Please use this identifier to cite or link to this item: http://scholarbank.nus.edu.sg/handle/10635/14246
Title: Surface modification of ultra thin poly (e-caprolactone) films by acrylic acid grafting and collagen immobilization
Authors: CHENG ZIYUAN
Keywords: Poly (e-caprolactone), surface modification, human dermal fibroblasts, myoblasts, collagen immobilization
Issue Date: 16-Nov-2004
Source: CHENG ZIYUAN (2004-11-16). Surface modification of ultra thin poly (e-caprolactone) films by acrylic acid grafting and collagen immobilization. ScholarBank@NUS Repository.

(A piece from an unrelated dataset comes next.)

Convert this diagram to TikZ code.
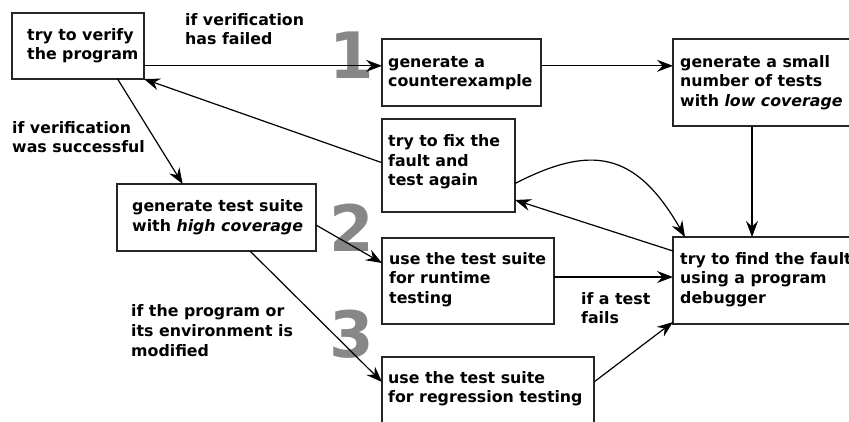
\documentclass[tikz,border=0pt]{standalone}
\usepackage{fontspec}
\setmainfont{DejaVu Sans}
\usetikzlibrary{arrows.meta,calc}
\begin{document}
\begin{tikzpicture}[x=1pt,y=-1pt,
  box/.style={draw=black!85,line width=1.3pt,anchor=north west,inner sep=0pt,outer sep=0pt},
  txt/.style={anchor=north west,inner sep=0pt,align=left,font=\fontsize{15.8}{19.6}\selectfont\bfseries},
  big/.style={anchor=base,inner sep=0pt,text=black!47,font=\fontsize{64}{64}\selectfont\bfseries},
  arr/.style={line width=1.2pt,-{Stealth[length=16pt,width=12pt,inset=5.5pt]}}]
\useasboundingbox (0,0) rectangle (849,421);
\clip (0,0) rectangle (849,421);
% big numbers
\node[big] (n1) at (352,78) {1};
\node[big] (n2) at (352,251) {2};
\node[big] (n3) at (352,357) {3};
% boxes
\node[box,minimum width=132pt,minimum height=66pt] (A) at (12,13) {};
\node[box,minimum width=159pt,minimum height=67pt] (B) at (382,39) {};
\node[box,minimum width=200pt,minimum height=87pt] (C) at (673,39) {};
\node[box,minimum width=133pt,minimum height=93pt] (D) at (382,119) {};
\node[box,minimum width=199pt,minimum height=67pt] (E) at (117,184) {};
\node[box,minimum width=172pt,minimum height=86pt] (F) at (382,238) {};
\node[box,minimum width=212pt,minimum height=80pt] (G) at (382,357) {};
\node[box,minimum width=200pt,minimum height=87pt] (H) at (673,237) {};
% texts
\node[txt] (tA) at (27,26.3) {\strut try to verify\\the program};
\node[txt] (tB) at (388,53.3) {\strut generate a\\counterexample};
\node[txt] (tC) at (680,53.3) {\strut generate a small\\number of tests\\with \textit{low coverage}};
\node[txt] (tD) at (388,132.8) {\strut try to fix the\\fault and\\test again};
\node[txt] (tE) at (132,197.8) {\strut generate test suite\\with \textit{high coverage}};
\node[txt] (tF) at (389,250.3) {\strut use the test suite\\for runtime\\testing};
\node[txt] (tH) at (680,250.3) {\strut try to find the fault\\using a program\\debugger};
\node[txt] (tG) at (388,369.3) {\strut use the test suite\\for regression testing};
\node[txt] (l1) at (185,11.3) {\strut if verification\\has failed};
\node[txt] (l2) at (12,119.3) {\strut if verification\\was successful};
\node[txt] (l3) at (131,303) {\strut if the program or\\its environment is\\modified};
\node[txt] (l4) at (581,290.3) {\strut if a test\\fails};
% connectors
\coordinate (a1) at ($(A.north east)!0.8!(A.south east)$);
\draw[arr] (a1) -- (a1 -| B.west);
\draw[arr] (a1 -| B.east) -- (a1 -| C.west);
\draw[arr] ($(A.south west)!0.8!(A.south east)$) -- ($(E.north west)!0.33!(E.north east)$);
\draw[arr] ($(D.north west)!0.47!(D.south west)$) -- (A.south east);
\coordinate (c1) at ([xshift=79pt]C.south west);
\draw[arr] (c1) -- (c1 |- H.north);
\draw[arr] ([yshift=-18pt]D.east) .. controls (590,145) and (635,150) .. ([xshift=12pt]H.north west);
\draw[arr] ([yshift=-14pt]H.north west) -- ([yshift=-81pt]D.north east);
\draw[arr] ([yshift=-7.5pt]E.east) -- ([yshift=-25pt]F.north west);
\draw[arr] ([xshift=133pt]E.south west) -- ([yshift=-25pt]G.north west);
\coordinate (f1) at ([yshift=-39pt]F.north east);
\draw[arr] (f1) -- (f1 -| H.west);
\draw[arr] ([yshift=-25pt]G.north east) -- ([yshift=2pt]H.south west);
\end{tikzpicture}
\end{document}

Abstract: Poly (e-caprolactone) (PCL) has been used as a bioresorbable polymer in numerous medical devices as well as for tissue engineering applications. PCL surface, however, is hydrophobic and cell-biomaterial interaction is not the best. We attempt for the first time to modify an ultra thin PCL surface with collagen. The PCL film was prepared using solvent casting and biaxial stretching technique developed in our laboratory. This biaxial stretching produced an ultra thin PCL 3 to 7 mm thick. The PCL film was pretreated using Argon plasma, and then UV polymerized with acrylic acid (AAc). Collagen immobilization was then carried out. The modified film surface was characterized by Fourier Transform Infrared (FT-IR) and X-ray Photoelectron Spectroscopy (XPS). Water contact angles were also measured to evaluate the hydrophilicity of the modified surface. Results showed that the hydrophilicity of the surface has improved significantly after surface modification. The water contact angle dropped largely. Atomic Force Microscopy (AFM) showed an increase in roughness of the film. Human dermal fibroblasts and myoblasts attachment and proliferation were improved remarkably on the modified surface. The films showed excellent cell attachment and proliferation rate.